SHORT PROBLEM:
From the records below, please print only the lines from the one containing "Reproduce this chart" through the one containing "cum_actual = [125, 340, 650]", both included. Skip the pictures.

STORED ROWS start

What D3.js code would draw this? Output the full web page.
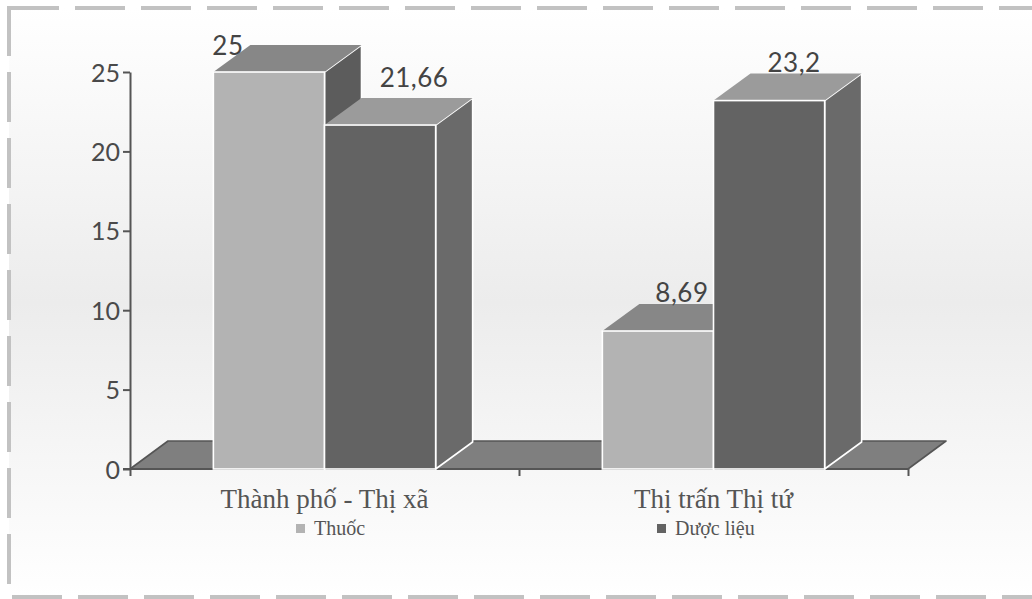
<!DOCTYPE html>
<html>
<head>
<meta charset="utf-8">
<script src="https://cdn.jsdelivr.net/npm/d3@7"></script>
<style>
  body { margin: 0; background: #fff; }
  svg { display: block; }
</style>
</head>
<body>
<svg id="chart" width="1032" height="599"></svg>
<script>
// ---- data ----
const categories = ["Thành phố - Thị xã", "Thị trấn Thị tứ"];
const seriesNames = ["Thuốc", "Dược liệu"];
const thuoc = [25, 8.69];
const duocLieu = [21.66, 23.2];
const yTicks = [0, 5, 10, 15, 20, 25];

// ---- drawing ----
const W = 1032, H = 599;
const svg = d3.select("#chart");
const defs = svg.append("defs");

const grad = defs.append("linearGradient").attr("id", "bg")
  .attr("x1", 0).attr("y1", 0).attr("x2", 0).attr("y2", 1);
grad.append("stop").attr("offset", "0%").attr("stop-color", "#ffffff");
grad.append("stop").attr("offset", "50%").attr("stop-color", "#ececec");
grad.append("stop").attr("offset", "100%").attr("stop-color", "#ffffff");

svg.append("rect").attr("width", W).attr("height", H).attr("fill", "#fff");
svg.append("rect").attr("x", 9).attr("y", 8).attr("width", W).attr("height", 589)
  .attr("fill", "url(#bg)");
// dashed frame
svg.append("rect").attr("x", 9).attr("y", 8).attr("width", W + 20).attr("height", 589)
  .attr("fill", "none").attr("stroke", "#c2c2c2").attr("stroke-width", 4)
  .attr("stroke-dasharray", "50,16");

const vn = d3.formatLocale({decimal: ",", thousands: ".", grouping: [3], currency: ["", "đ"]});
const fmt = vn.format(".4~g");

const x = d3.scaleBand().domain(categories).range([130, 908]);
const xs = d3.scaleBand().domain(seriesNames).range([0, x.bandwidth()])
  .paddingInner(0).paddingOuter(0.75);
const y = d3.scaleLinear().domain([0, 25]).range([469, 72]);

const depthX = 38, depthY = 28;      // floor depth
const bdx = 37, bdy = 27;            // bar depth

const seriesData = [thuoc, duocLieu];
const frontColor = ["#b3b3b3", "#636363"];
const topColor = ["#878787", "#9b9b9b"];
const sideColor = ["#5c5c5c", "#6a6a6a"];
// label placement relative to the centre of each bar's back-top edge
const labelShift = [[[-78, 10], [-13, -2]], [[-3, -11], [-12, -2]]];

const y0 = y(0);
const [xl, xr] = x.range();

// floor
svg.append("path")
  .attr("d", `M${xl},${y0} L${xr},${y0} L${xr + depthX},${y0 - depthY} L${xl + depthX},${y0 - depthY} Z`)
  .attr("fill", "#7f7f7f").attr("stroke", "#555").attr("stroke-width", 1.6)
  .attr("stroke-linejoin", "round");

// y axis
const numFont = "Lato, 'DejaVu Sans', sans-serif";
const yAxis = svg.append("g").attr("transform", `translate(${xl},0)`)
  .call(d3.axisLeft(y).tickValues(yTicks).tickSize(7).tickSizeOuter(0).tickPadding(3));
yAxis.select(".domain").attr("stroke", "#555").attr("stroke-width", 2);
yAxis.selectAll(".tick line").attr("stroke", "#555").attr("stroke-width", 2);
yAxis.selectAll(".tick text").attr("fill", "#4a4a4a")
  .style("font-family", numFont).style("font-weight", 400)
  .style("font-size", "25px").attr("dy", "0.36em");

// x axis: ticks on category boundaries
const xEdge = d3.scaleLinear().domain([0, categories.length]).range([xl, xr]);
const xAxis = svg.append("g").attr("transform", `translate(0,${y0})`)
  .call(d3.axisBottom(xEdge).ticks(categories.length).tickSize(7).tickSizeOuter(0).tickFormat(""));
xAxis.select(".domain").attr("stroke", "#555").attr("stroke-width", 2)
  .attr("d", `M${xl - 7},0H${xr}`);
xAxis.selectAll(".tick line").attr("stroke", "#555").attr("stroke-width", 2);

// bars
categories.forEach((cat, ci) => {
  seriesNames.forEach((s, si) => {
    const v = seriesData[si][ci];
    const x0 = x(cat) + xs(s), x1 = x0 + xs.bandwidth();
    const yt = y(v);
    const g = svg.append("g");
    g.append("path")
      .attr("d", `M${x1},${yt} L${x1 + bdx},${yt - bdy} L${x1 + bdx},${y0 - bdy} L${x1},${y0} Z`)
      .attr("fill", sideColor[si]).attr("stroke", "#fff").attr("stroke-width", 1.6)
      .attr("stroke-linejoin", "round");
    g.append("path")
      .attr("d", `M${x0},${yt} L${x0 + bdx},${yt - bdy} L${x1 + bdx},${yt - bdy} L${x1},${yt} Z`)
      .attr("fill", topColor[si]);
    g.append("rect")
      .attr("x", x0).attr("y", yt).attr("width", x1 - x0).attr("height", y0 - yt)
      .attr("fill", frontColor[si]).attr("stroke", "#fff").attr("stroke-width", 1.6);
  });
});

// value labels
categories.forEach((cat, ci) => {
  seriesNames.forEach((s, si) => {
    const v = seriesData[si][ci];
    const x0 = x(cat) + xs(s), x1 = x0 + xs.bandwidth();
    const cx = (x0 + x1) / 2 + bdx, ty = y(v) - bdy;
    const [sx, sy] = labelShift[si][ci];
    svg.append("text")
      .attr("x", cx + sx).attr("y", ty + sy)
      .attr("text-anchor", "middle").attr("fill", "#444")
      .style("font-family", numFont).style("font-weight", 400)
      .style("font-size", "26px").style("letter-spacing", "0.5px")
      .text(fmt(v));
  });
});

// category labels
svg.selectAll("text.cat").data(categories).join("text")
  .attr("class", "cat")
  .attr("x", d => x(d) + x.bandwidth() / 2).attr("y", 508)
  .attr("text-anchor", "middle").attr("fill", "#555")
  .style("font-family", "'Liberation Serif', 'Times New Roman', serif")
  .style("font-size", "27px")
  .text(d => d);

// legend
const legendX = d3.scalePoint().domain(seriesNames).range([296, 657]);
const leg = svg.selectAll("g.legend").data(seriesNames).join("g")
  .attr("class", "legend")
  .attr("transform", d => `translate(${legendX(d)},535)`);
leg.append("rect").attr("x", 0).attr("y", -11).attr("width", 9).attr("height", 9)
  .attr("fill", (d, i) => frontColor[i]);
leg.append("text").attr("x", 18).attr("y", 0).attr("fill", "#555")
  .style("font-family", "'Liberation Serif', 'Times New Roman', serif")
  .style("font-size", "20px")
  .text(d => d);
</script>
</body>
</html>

STORED ROWS end
STORED ROWS start

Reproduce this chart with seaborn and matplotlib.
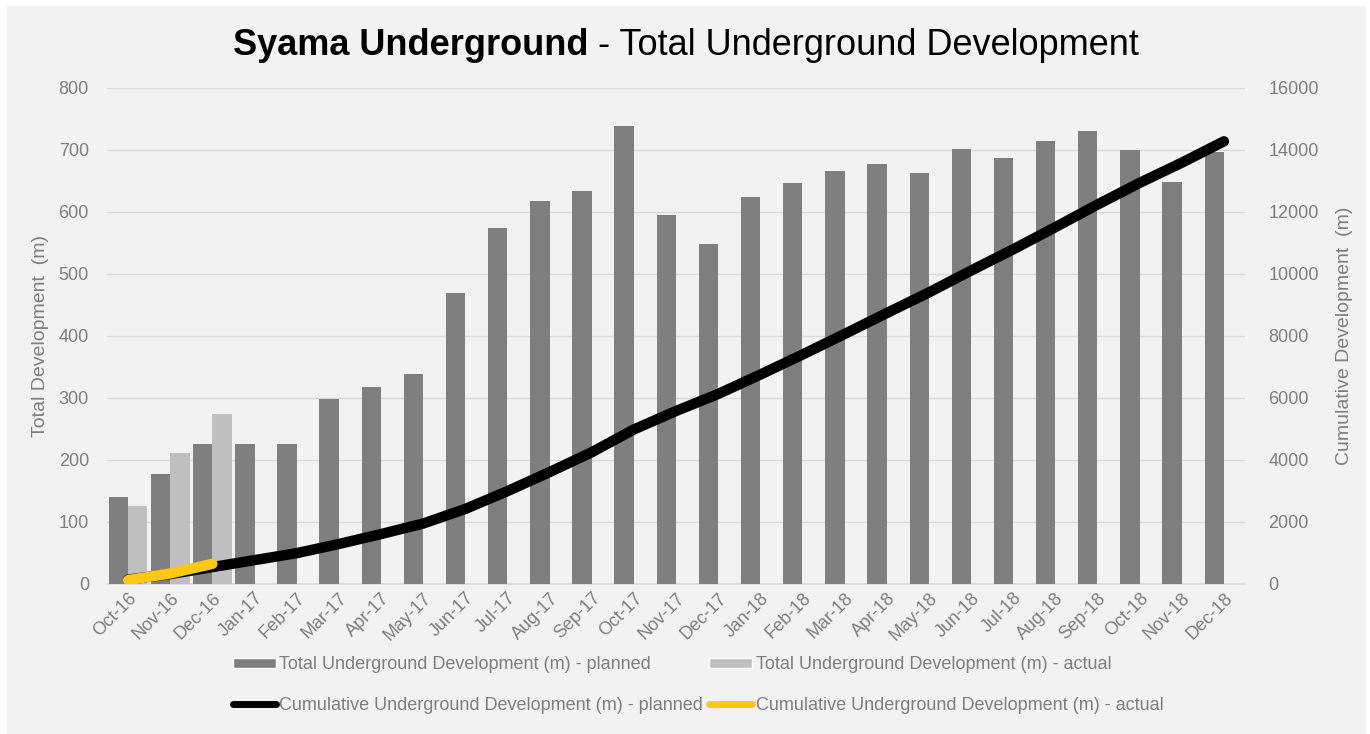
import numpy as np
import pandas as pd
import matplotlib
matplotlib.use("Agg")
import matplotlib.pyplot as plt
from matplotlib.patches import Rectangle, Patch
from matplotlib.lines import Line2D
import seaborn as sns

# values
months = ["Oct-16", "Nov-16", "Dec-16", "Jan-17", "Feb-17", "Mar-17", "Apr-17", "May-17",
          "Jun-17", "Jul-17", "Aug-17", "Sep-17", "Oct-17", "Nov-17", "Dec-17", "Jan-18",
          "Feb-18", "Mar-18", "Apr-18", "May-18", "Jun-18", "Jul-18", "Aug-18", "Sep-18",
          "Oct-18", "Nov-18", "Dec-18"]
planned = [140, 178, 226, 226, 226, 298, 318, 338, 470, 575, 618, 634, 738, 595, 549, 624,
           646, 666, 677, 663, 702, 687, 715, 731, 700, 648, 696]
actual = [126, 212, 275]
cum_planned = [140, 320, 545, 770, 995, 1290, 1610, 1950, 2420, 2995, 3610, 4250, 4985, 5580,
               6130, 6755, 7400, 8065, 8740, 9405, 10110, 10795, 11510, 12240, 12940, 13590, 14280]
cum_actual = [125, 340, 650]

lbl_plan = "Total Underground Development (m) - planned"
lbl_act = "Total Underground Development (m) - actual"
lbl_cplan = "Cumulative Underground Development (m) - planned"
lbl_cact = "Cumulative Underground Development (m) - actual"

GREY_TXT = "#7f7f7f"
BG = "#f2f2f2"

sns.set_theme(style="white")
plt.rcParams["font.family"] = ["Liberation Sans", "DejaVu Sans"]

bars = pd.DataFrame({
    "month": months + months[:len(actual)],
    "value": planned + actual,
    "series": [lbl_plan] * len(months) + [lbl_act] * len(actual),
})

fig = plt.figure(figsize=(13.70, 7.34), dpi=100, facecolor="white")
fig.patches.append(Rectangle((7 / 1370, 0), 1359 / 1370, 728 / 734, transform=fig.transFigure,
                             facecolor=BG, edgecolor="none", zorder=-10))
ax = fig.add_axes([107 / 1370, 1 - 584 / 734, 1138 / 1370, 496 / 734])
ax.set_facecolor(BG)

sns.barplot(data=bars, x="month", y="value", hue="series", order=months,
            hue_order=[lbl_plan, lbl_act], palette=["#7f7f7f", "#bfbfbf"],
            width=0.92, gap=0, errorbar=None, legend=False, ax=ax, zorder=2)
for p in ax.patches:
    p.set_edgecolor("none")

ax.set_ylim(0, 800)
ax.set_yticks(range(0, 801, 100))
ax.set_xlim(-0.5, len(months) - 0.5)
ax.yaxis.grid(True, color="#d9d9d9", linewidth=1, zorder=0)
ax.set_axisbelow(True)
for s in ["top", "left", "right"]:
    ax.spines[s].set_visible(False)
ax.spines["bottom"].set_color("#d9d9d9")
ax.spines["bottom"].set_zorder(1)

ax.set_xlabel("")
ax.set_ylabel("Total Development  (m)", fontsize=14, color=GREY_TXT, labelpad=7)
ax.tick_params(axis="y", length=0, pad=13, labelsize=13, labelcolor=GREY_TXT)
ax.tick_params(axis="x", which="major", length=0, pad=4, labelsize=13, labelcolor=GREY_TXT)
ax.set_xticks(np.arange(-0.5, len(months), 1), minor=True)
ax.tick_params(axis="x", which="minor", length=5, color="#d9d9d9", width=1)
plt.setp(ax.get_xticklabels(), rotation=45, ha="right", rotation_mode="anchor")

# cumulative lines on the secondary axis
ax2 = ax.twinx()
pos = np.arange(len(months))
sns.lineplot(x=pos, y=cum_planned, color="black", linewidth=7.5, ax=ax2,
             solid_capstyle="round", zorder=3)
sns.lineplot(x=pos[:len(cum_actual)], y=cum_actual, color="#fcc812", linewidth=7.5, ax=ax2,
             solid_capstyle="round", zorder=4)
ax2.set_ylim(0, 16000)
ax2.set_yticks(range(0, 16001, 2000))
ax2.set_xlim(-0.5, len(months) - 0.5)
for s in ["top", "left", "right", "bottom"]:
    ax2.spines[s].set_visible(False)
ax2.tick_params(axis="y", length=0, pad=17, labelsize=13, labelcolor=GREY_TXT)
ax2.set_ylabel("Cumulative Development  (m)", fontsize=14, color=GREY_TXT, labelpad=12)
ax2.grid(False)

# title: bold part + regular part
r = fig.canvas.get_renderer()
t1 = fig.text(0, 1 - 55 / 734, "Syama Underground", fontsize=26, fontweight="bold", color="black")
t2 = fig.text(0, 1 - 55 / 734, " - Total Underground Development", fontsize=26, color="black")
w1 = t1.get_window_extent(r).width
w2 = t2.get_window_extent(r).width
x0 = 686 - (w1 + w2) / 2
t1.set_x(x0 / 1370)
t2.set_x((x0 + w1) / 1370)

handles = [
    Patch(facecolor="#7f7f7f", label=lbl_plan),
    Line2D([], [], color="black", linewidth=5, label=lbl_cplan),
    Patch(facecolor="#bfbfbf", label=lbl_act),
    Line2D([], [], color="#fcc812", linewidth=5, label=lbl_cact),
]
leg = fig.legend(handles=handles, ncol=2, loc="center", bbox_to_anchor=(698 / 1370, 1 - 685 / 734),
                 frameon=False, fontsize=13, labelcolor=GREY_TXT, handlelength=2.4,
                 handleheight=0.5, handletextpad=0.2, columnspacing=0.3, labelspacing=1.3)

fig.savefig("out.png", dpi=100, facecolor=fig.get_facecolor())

STORED ROWS end
STORED ROWS start

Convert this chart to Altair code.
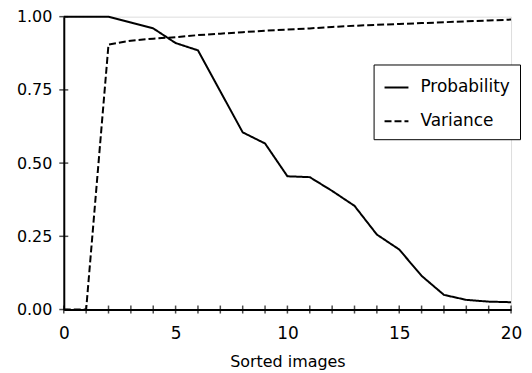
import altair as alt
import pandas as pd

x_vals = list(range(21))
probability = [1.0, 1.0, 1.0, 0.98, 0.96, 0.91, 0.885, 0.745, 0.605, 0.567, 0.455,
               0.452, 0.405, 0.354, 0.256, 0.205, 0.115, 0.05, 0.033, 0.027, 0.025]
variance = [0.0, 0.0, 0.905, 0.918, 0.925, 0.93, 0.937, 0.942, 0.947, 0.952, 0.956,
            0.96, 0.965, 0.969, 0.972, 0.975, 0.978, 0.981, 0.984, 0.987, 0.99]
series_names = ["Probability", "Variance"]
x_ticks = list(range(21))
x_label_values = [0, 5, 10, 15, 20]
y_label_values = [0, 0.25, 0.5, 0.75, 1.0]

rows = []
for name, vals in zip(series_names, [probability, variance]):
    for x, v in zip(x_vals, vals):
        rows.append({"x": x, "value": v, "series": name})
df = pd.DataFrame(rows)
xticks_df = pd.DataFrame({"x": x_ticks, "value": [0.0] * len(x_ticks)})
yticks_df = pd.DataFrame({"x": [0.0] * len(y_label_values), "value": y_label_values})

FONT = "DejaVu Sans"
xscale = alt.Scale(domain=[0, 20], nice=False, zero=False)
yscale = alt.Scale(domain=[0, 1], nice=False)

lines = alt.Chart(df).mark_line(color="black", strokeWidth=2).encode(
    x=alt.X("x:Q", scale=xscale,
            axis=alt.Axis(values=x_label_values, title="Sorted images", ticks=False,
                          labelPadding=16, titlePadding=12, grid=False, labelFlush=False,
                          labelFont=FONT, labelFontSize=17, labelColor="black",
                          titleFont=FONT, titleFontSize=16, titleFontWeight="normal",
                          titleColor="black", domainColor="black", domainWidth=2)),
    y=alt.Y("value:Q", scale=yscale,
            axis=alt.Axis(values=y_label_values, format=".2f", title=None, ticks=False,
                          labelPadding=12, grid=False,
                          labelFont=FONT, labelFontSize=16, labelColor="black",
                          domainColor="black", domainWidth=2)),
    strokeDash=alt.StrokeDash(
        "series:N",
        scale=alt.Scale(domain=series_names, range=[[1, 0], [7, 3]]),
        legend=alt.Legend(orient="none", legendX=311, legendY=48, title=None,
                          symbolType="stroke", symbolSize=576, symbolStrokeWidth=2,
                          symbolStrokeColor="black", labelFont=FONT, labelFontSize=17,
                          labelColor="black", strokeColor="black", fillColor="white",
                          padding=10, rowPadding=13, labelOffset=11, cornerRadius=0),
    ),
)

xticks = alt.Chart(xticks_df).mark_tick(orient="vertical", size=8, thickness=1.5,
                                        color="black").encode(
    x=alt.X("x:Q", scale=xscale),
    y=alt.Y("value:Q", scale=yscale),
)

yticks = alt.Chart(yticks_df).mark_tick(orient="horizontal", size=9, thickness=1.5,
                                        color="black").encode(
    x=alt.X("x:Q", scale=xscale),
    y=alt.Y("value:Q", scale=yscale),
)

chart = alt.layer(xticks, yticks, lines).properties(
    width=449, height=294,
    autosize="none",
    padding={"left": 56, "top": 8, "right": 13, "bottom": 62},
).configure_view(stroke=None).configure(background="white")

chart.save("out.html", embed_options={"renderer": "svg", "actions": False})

STORED ROWS end

ANSWER TO THE TASK:
Reproduce this chart with seaborn and matplotlib.
import numpy as np
import pandas as pd
import matplotlib
matplotlib.use("Agg")
import matplotlib.pyplot as plt
from matplotlib.patches import Rectangle, Patch
from matplotlib.lines import Line2D
import seaborn as sns

# values
months = ["Oct-16", "Nov-16", "Dec-16", "Jan-17", "Feb-17", "Mar-17", "Apr-17", "May-17",
          "Jun-17", "Jul-17", "Aug-17", "Sep-17", "Oct-17", "Nov-17", "Dec-17", "Jan-18",
          "Feb-18", "Mar-18", "Apr-18", "May-18", "Jun-18", "Jul-18", "Aug-18", "Sep-18",
          "Oct-18", "Nov-18", "Dec-18"]
planned = [140, 178, 226, 226, 226, 298, 318, 338, 470, 575, 618, 634, 738, 595, 549, 624,
           646, 666, 677, 663, 702, 687, 715, 731, 700, 648, 696]
actual = [126, 212, 275]
cum_planned = [140, 320, 545, 770, 995, 1290, 1610, 1950, 2420, 2995, 3610, 4250, 4985, 5580,
               6130, 6755, 7400, 8065, 8740, 9405, 10110, 10795, 11510, 12240, 12940, 13590, 14280]
cum_actual = [125, 340, 650]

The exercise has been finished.